This and other research conducted aboard the space station advances future space exploration, including missions to the Moon and Mars, and provides many benefits to humanity.
Investigations traveling to the space station include:
Robotic spacecraft guidance
Smartphone Video Guidance Sensor-2 (SVGS-2) uses the space station’s Astrobee robots to demonstrate using a vision-based sensor developed by NASA to control a formation flight of small satellites. Based on a previous in-space demonstration of the technology, this investigation is designed to refine the maneuvers of multiple robots and integrate the information with spacecraft systems.
Potential benefits of this technology include improved accuracy and reliability of systems for guidance, navigation, and control that could be applied to docking crewed spacecraft in orbit and remotely operating multiple robots on the lunar or Martian surface.
Protection from particles
During spaceflight, especially long-duration missions, concentrations of airborne particles must be kept within ranges safe for crew health and hardware performance. The Aerosol Monitorsinvestigation tests three different air quality monitors in space to determine which is best suited to protect crew health and ensure mission success. The investigation also tests a device for distinguishing between smoke and dust. Aboard the space station, the presence of dust can cause false smoke alarms that require crew member response. Reducing false alarms could save valuable crew time while continuing to protect astronaut safety.
Better materials, better drugs
The DNA Nano Therapeutics-Mission 2 produces a special type of molecule formed by DNA-inspired, customizable building blocks known as Janus base nanomaterials. It also evaluates how well the materials reduce joint inflammation and whether they can help regenerate cartilage lost due to arthritis. These materials are less toxic, more stable, and more compatible with living tissues than current drug delivery technologies.
Environmental influences such as gravity can affect the quality of these materials and delivery systems. In microgravity, they are larger and have greater uniformity and structural integrity. This investigation could help identify the best formulations and methods for cost-effective in-space production. These nanomaterials also could be used to create novel systems targeting therapy delivery that improves patient outcomes with fewer side effects.

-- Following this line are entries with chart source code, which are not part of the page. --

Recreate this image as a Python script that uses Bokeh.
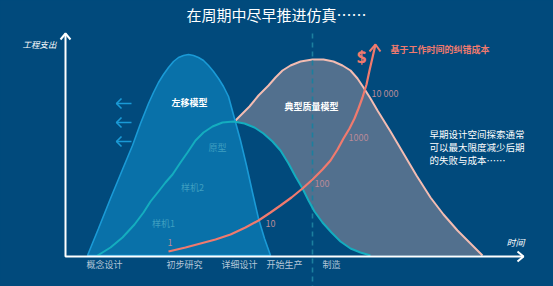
from bokeh.plotting import figure
from bokeh.models import Range1d
from bokeh.core.properties import value
from bokeh.embed import file_html
from bokeh.resources import INLINE

# ---- data (reference pixel space, y downwards) ----
blue_x = [87, 98, 110, 122, 132, 140, 148, 153, 158, 163, 168, 173, 178, 183, 188, 193, 198, 203, 208, 213, 218,
          223, 228, 234, 240, 246, 252, 258, 264, 270]
blue_y = [255, 228, 198, 169, 145, 123, 103, 92, 82, 74, 67, 61, 57, 55, 54, 55, 57, 60, 65, 71, 78,
          86, 96, 118, 140, 165, 192, 218, 238, 255]

teal_x = [97, 110, 122, 134, 143, 150, 158, 165, 172, 180, 187, 195, 203, 212, 222, 233, 244, 254, 263, 272, 280,
          288, 295, 302, 308, 314, 322, 331, 340, 350, 360, 370]
teal_y = [255, 247, 237, 224, 212, 201, 191, 182, 174, 162, 152, 140, 132, 126, 122, 121, 123, 127, 133, 141, 150,
          163, 176, 188, 200, 211, 222, 232, 241, 248, 252, 255]

pink_x = [235, 242, 249, 258, 268, 275, 282, 290, 300, 312, 323, 333, 342, 350, 357, 363, 370, 377, 390, 403, 416,
          430, 443, 457, 470, 482]
pink_y = [120, 113, 106, 95, 85, 77, 70, 65, 61, 59, 59, 61, 65, 70, 78, 87, 98, 110, 131, 153, 175, 197, 214, 230,
          243, 255]

red_x = [168, 185, 200, 215, 230, 245, 258, 270, 280, 291, 302, 312, 322, 330, 337, 343, 349, 354, 358, 362, 366, 369, 372, 375]
red_y = [251, 247, 243, 239, 234, 227, 220, 212, 205, 197, 188, 179, 169, 160, 149, 138, 128, 118, 108, 97, 84, 70, 57, 44]

phase_labels = ["概念设计", "初步研究", "详细设计", "开始生产", "制造"]
phase_x = [104, 184, 239, 284, 331]

cost_labels = ["1", "10", "100", "1000", "10 000"]
cost_x = [167, 265, 314, 348, 371]
cost_y = [242, 223, 183, 137, 93]

proto_labels = ["样机1", "样机2", "原型"]
proto_x = [163, 192, 217]
proto_y = [223, 187, 147]

note_lines = ["早期设计空间探索通常", "可以最大限度减少后期", "的失败与成本……"]
note_y = [133, 146, 159]

arrow_y = [103, 122, 141]

BG = "#014a7c"
FONT = value("Noto Sans CJK SC")

p = figure(width=553, height=286, x_range=Range1d(0, 553), y_range=Range1d(286, 0),
           output_backend="svg", toolbar_location=None, min_border=0)
p.axis.visible = False
p.grid.visible = False
p.outline_line_color = None
p.background_fill_color = BG
p.border_fill_color = BG

# gray "typical quality model" region: under pink, above teal
gx = [x for x in teal_x if x >= 233]
gy = [y for x, y in zip(teal_x, teal_y) if x >= 233]
poly_x = pink_x + [370] + gx[::-1]
poly_y = pink_y + [255] + gy[::-1]
p.patch(poly_x, poly_y, fill_color="#52708e", line_color=None)
p.line(pink_x, pink_y, line_color="#f3bcb2", line_width=2)

# dashed manufacturing start line
p.line([312, 312], [33, 286], line_color="#1c7f9e", line_width=1.6, line_dash="5 4")

# blue left-shift model
p.patch(blue_x, blue_y, fill_color="#0971a9", line_color="#1a9ad6", line_width=1.6)

# teal prototype curve
p.line(teal_x, teal_y, line_color="#14adbf", line_width=2)

# red cost curve with arrow head
p.line(red_x, red_y, line_color="#f07a6e", line_width=2.2)
p.line([369, 375, 380], [51, 44, 51], line_color="#f07a6e", line_width=2)

# left arrows
for ay in arrow_y:
    p.line([116, 131], [ay, ay], line_color="#1a9ad6", line_width=1.6)
    p.line([121, 116, 121], [ay - 5, ay, ay + 5], line_color="#1a9ad6", line_width=1.6)

# axes
p.line([65, 65, 523], [33, 256, 256], line_color="white", line_width=2)
p.line([60, 65, 70], [39, 33, 39], line_color="white", line_width=2)
p.line([517, 523, 517], [251, 256, 261], line_color="white", line_width=2)

# texts
p.text([276], [14], text=["在周期中尽早推进仿真……"], text_font=FONT, text_font_size="15px",
       text_color="white", text_align="center", text_baseline="middle")
p.text([56], [43], text=["工程支出"], text_font=FONT, text_font_size="8.5px", font_style="italic",
       text_color="white", text_align="right", text_baseline="middle")
p.text([524], [242], text=["时间"], text_font=FONT, text_font_size="9px", font_style="italic",
       text_color="white", text_align="right", text_baseline="middle")
p.text(phase_x, [264] * len(phase_x), text=phase_labels, text_font=FONT, text_font_size="9px",
       text_color="#b4c6d8", text_align="center", text_baseline="middle")
p.text(cost_x, cost_y, text=cost_labels, text_font=FONT, text_font_size="9px",
       text_color="#b88a98", text_align="left", text_baseline="middle")
p.text(proto_x, proto_y, text=proto_labels, text_font=FONT, text_font_size="9px",
       text_color="#3f9fc0", text_align="center", text_baseline="middle")
p.text([189], [102], text=["左移模型"], text_font=FONT, text_font_size="9px", font_style="bold",
       text_color="white", text_align="center", text_baseline="middle")
p.text([311], [106], text=["典型质量模型"], text_font=FONT, text_font_size="9px", font_style="bold",
       text_color="white", text_align="center", text_baseline="middle")
p.text([390], [49], text=["基于工作时间的纠错成本"], text_font=FONT, text_font_size="9px", font_style="bold",
       text_color="#f07a6e", text_align="left", text_baseline="middle")
p.text([361], [57], text=["$"], text_font=value("Open Sans"), text_font_size="17px", font_style="bold",
       text_color="#f07a6e", text_align="center", text_baseline="middle")
p.text([429] * 3, note_y, text=note_lines, text_font=FONT, text_font_size="9.5px",
       text_color="white", text_align="left", text_baseline="middle")

html = file_html(p, INLINE)
html = html.replace("<head>", "<head><style>html,body{margin:0;padding:0;overflow:hidden;background:%s;}</style>" % BG, 1)
open("out.html", "w").write(html)
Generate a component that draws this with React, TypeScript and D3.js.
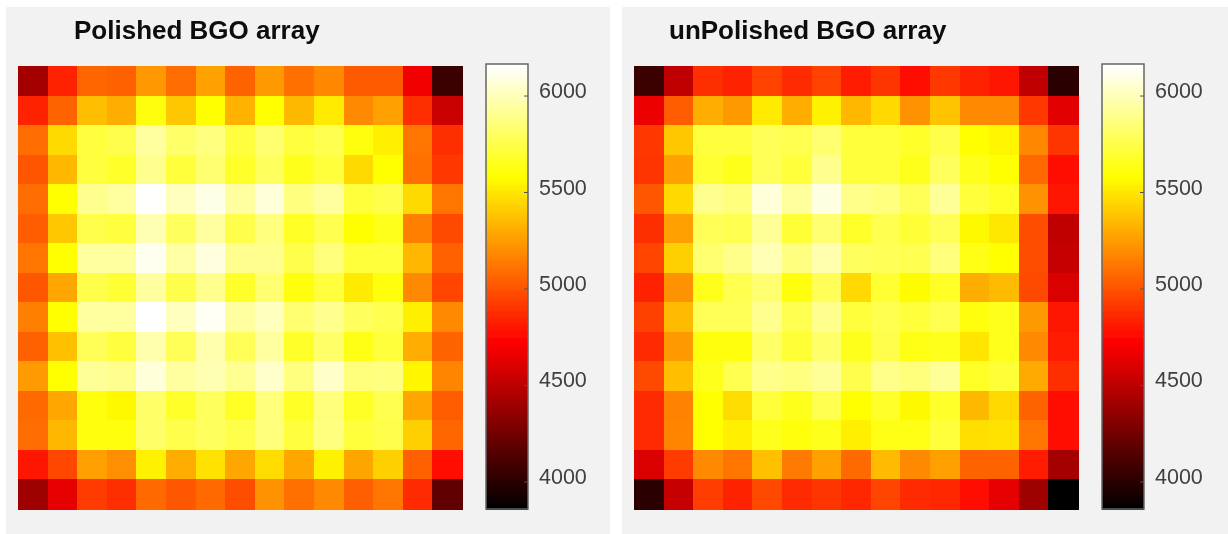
import React from "react";
import * as d3 from "d3";

const polished: number[][] = [
  [4420,4840,5070,5050,5240,5090,5275,5060,5245,5100,5185,5030,5030,4680,4060],
  [4840,5060,5373,5310,5610,5400,5590,5330,5590,5350,5520,5190,5265,4885,4550],
  [5090,5465,5730,5760,5950,5830,5880,5730,5840,5730,5770,5620,5540,5120,4885],
  [5010,5345,5725,5690,5910,5720,5840,5690,5800,5650,5720,5465,5590,5100,4910],
  [5090,5590,5910,5950,6160,6020,6110,5950,6080,5880,5950,5720,5760,5465,5120],
  [5040,5400,5760,5730,5990,5800,5950,5760,5880,5680,5770,5595,5650,5155,4970],
  [5120,5600,5950,5950,6130,5960,6090,5910,5910,5760,5870,5720,5720,5345,5055],
  [5020,5290,5760,5710,5950,5760,5910,5690,5840,5610,5720,5520,5610,5190,4960],
  [5155,5600,5950,5950,6166,6020,6140,5950,6020,5840,5910,5800,5770,5540,5190],
  [5055,5375,5790,5730,5980,5790,5980,5790,5950,5690,5830,5640,5720,5310,5065],
  [5250,5600,5930,5910,6080,5950,5990,5920,6050,5880,6040,5870,5880,5560,5175],
  [5080,5290,5620,5570,5830,5690,5800,5680,5870,5680,5870,5680,5770,5290,5035],
  [5090,5345,5610,5620,5830,5760,5800,5760,5870,5730,5880,5720,5760,5430,5070],
  [4810,4965,5265,5210,5545,5310,5490,5290,5470,5290,5545,5285,5430,5050,4780],
  [4400,4640,4925,4885,5080,5020,5080,4990,5220,5105,5190,5045,5120,4870,4190],
];

const unpolished: number[][] = [
  [4060,4510,4885,4840,4950,4870,4950,4830,4900,4780,4910,4835,4790,4510,4000],
  [4660,5035,5310,5245,5520,5310,5545,5345,5460,5220,5385,5190,5190,4910,4630],
  [4910,5400,5730,5730,5790,5770,5840,5720,5720,5690,5760,5600,5555,5185,4900],
  [4900,5275,5700,5650,5790,5720,5910,5720,5720,5650,5800,5650,5590,5080,4780],
  [5020,5460,5910,5870,6080,5940,6100,5900,5880,5790,5930,5720,5680,5220,4790],
  [4885,5265,5790,5770,5930,5710,5840,5690,5770,5710,5790,5570,5510,4990,4510],
  [4955,5430,5840,5900,6000,5880,5980,5800,5790,5770,5870,5640,5590,4990,4530],
  [4840,5220,5650,5770,5840,5620,5790,5460,5700,5580,5680,5310,5360,4970,4600],
  [4945,5360,5790,5790,5910,5770,5910,5720,5770,5720,5770,5610,5650,5245,4790],
  [4870,5245,5610,5610,5830,5710,5830,5650,5760,5640,5650,5500,5650,5190,4815],
  [4970,5370,5650,5770,5900,5880,5930,5760,5900,5870,5930,5680,5710,5300,4885],
  [4870,5165,5590,5470,5720,5660,5770,5600,5690,5570,5690,5350,5460,5060,4770],
  [4870,5175,5590,5540,5650,5610,5650,5540,5640,5640,5720,5480,5490,5120,4780],
  [4600,4925,5190,5120,5375,5140,5275,5085,5360,5190,5265,5060,5065,4830,4420],
  [4000,4530,4930,4840,4970,4870,4900,4860,4955,4870,4860,4770,4640,4400,3860],
];

const colorbarTicks = [4000, 4500, 5000, 5500, 6000];
const valueDomain = [3860, 6166];
const hotStops = ["#000000", "#ff0000", "#ffff00", "#ffffff"];
const hotPositions = [0, 0.375, 0.75, 1];
const titles = ["Polished BGO array", "unPolished BGO array"];

const span = valueDomain[1] - valueDomain[0];
const hot = d3
  .scaleLinear<string>()
  .domain(hotPositions.map((p) => valueDomain[0] + p * span))
  .range(hotStops)
  .clamp(true);

const indices = d3.range(15);
const cbLevels = d3.range(0, 256).map((i) => valueDomain[0] + (i / 255) * span);

function Panel({ ox, panelX, panelW, title, titleX, data }: { ox: number; panelX: number; panelW: number; title: string; titleX: number; data: number[][] }) {
  const x = d3.scaleBand<number>().domain(indices).range([ox + 18, ox + 462]);
  const y = d3.scaleBand<number>().domain(indices).range([66, 509]);
  const cbX0 = ox + 486;
  const cbW = 42;
  const cbY = d3.scaleLinear().domain(valueDomain).range([509, 64]);
  const band = d3.scaleBand<number>().domain(d3.range(256)).range([509, 64]);
  return (
    <g>
      <rect x={panelX} y={7} width={panelW} height={527} fill="#f2f2f2" />
      <text x={titleX} y={39} fontFamily="'Liberation Sans', Arial, sans-serif" fontWeight="bold" fontSize={26} fill="#0c0c0c">
        {title}
      </text>
      <g shapeRendering="crispEdges">
        {data.map((row, r) =>
          row.map((v, c) => (
            <rect key={`${r}-${c}`} x={x(c)} y={y(r)} width={x.bandwidth() + 0.5} height={y.bandwidth() + 0.5} fill={hot(v)} />
          ))
        )}
        {cbLevels.map((v, i) => (
          <rect key={i} x={cbX0} y={band(i)} width={cbW} height={band.bandwidth() + 0.6} fill={hot(v)} />
        ))}
      </g>
      <rect x={cbX0} y={64} width={cbW} height={445} fill="none" stroke="#666666" strokeWidth={1.5} />
      {colorbarTicks.map((t) => (
        <g key={t}>
          <line x1={cbX0 + cbW - 4} x2={cbX0 + cbW} y1={cbY(t)} y2={cbY(t)} stroke="#555" strokeWidth={1} />
          <text x={ox + 539} y={cbY(t) - 5} dominantBaseline="central" fontFamily="'Liberation Sans', Arial, sans-serif" fontSize={21.5} fill="#404040">
            {t}
          </text>
        </g>
      ))}
    </g>
  );
}

export default function App() {
  return (
    <svg width={1228} height={534} style={{ position: "fixed", left: 0, top: 0, display: "block", background: "#fff" }}>
      <defs>
        <filter id="soft" x="0" y="0" width="100%" height="100%">
          <feGaussianBlur stdDeviation="0.5" />
        </filter>
      </defs>
      <g filter="url(#soft)">
        <Panel ox={0} panelX={6} panelW={604} title={titles[0]} titleX={74} data={polished} />
        <Panel ox={616} panelX={622} panelW={606} title={titles[1]} titleX={669} data={unpolished} />
      </g>
    </svg>
  );
}
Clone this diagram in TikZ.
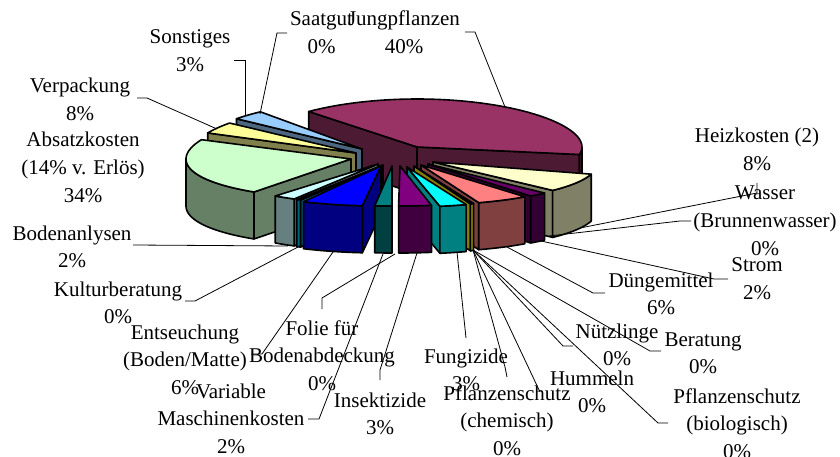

Next-generation pharmaceutical nanostructures
The newest Industrial Crystallization Cassette (ADSEP-ICC) investigation adds capabilities to an existing protein crystallization facility. The cassette can process more sample types, including tiny gold particles used in devices that detect cancer and other diseases or in targeted drug delivery systems. Microgravity makes it possible to produce larger and more uniform gold particles, which improves their use in research and real-life applications of technologies related to human health.
Helping plants grow
Rhodium USAFA NIGHT examines how tomato plants respond to microgravity and whether a carbon dioxide replacement can reduce how much space-grown plants depend on photosynthesis. Because photosynthesis needs light, which requires spacecraft power to generate, alternatives would reduce energy use. The investigation also examines whether using supplements increases plant growth on the space station, which has been observed in preflight testing on Earth. In future plant production facilities aboard spacecraft or on celestial bodies, supplements could come from available organic materials such as waste.
Understanding how plants adapt to microgravity could help grow food during long-duration space missions or harsh environments on Earth.
Atomic clocks in space
An ESA (European Space Agency) investigation, Atomic Clock Ensemble in Space (ACES), examines fundamental physics concepts such as Einstein’s theory of relativity using two next-generation atomic clocks operated in microgravity. Results have applications to scientific measurement studies, the search for dark matter, and fundamental physics research that relies on highly accurate atomic clocks in space. The experiment also tests a technology for synchronizing clocks worldwide using global navigation satellite networks.